* Figure scripts:

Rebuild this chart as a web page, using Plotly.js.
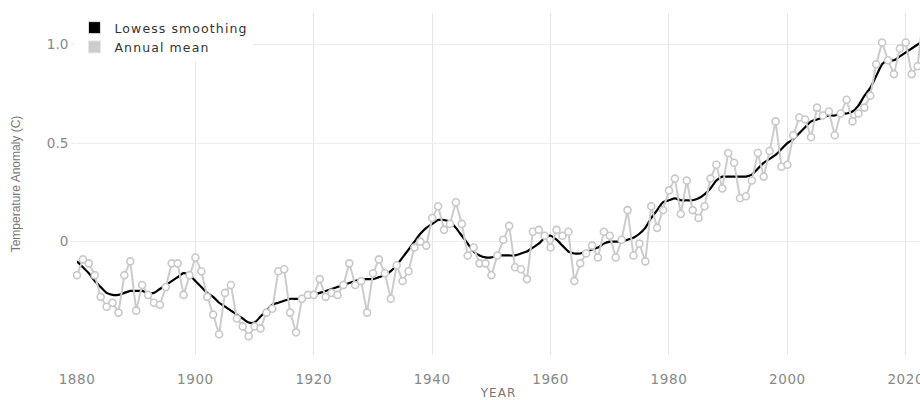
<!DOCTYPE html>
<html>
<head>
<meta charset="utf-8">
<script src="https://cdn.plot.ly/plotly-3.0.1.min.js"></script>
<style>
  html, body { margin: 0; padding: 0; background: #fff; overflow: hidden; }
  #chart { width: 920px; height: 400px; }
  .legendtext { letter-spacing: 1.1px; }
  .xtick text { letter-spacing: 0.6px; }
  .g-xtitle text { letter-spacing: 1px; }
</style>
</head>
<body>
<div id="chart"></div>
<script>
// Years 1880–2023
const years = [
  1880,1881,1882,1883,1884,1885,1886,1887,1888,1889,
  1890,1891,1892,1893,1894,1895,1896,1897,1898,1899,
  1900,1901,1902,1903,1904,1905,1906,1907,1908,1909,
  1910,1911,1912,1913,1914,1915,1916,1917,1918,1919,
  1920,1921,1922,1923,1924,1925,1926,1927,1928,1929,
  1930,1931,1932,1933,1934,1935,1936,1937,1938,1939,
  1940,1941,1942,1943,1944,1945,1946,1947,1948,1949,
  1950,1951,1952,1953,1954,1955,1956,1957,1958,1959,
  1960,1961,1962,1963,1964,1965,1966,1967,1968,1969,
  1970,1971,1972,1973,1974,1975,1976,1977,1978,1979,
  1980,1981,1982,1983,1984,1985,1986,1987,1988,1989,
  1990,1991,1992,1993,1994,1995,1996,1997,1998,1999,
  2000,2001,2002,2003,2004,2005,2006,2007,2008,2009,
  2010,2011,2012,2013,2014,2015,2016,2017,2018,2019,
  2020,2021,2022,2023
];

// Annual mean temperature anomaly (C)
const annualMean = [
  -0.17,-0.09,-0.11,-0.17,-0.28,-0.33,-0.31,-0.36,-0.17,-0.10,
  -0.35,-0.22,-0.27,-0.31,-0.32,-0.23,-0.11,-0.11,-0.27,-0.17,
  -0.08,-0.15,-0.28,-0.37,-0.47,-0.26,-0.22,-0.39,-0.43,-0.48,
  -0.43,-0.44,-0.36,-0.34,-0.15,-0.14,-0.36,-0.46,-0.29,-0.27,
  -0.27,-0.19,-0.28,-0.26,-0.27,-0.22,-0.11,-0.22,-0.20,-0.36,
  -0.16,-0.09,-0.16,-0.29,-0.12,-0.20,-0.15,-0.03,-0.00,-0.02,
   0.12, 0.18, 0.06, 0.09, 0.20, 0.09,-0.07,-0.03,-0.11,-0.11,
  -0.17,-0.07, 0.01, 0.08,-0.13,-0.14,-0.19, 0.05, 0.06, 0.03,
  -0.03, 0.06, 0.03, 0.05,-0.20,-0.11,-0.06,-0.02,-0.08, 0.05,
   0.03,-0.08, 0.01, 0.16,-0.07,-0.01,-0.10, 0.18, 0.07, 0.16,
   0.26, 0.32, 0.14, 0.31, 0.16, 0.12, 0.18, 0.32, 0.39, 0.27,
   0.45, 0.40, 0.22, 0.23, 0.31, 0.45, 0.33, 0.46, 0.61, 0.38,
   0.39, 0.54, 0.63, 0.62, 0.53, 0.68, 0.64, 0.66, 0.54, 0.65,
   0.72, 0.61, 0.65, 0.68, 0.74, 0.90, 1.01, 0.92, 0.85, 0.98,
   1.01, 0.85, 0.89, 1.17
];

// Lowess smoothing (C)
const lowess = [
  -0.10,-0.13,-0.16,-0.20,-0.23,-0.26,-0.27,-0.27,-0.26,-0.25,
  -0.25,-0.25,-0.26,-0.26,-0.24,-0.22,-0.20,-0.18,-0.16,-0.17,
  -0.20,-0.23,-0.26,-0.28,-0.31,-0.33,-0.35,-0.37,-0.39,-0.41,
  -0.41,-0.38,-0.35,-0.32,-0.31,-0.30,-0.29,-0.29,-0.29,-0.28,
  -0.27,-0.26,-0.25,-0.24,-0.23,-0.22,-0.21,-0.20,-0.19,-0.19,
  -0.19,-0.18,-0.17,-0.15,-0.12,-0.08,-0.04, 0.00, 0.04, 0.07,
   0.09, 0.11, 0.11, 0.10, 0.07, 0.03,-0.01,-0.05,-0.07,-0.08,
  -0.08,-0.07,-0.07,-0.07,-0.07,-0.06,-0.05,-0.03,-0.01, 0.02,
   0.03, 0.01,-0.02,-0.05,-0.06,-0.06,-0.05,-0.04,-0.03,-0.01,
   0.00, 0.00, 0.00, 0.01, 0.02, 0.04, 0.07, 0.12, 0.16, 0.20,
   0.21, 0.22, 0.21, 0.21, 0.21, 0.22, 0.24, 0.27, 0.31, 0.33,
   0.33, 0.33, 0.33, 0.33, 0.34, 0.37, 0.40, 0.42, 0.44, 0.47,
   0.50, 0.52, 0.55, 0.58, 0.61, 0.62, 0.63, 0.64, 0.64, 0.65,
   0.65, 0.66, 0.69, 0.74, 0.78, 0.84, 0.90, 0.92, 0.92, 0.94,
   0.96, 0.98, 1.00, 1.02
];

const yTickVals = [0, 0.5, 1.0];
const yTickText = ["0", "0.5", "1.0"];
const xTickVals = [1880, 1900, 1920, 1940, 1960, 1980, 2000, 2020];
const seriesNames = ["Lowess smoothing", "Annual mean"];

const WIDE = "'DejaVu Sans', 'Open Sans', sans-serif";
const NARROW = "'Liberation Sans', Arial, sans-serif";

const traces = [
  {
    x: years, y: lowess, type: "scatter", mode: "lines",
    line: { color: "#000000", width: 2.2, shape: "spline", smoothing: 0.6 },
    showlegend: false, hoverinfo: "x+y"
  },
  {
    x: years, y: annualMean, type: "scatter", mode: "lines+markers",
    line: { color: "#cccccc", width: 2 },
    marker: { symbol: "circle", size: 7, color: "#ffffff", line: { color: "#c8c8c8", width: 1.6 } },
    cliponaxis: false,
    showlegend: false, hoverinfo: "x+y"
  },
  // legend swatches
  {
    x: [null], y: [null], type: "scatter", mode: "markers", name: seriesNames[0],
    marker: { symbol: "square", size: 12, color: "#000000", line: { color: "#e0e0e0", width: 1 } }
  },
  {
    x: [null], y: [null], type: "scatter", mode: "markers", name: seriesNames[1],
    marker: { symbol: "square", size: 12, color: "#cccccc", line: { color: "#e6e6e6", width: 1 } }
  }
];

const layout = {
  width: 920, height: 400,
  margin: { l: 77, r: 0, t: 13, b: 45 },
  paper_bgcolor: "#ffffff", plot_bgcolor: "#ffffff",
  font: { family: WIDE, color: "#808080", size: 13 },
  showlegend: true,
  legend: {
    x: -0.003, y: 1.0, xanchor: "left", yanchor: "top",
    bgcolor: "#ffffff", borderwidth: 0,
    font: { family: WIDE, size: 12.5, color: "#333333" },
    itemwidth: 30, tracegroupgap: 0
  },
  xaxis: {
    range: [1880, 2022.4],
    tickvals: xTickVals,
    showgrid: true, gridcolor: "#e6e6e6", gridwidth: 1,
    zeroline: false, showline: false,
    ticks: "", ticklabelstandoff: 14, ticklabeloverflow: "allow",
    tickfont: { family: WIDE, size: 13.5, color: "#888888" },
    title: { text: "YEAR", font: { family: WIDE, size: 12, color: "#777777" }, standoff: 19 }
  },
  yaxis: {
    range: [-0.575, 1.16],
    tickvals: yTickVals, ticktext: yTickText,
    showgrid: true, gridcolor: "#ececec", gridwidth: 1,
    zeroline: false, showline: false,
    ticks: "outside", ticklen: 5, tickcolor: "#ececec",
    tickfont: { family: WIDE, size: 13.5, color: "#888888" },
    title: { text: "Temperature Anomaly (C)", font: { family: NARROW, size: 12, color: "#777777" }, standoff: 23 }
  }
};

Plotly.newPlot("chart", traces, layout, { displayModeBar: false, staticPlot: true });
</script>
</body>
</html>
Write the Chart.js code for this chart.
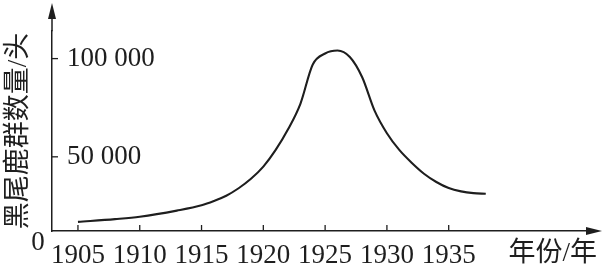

* Problem to work on: Find every line that has "chart" in it, then return those lines.

* Answer to the task:
Rebuild this chart as a web page, using Plotly.js.
  #chart { width: 920px; height: 400px; }
<div id="chart"></div>
Plotly.newPlot("chart", traces, layout, { displayModeBar: false, staticPlot: true });
Write the Chart.js code for this chart.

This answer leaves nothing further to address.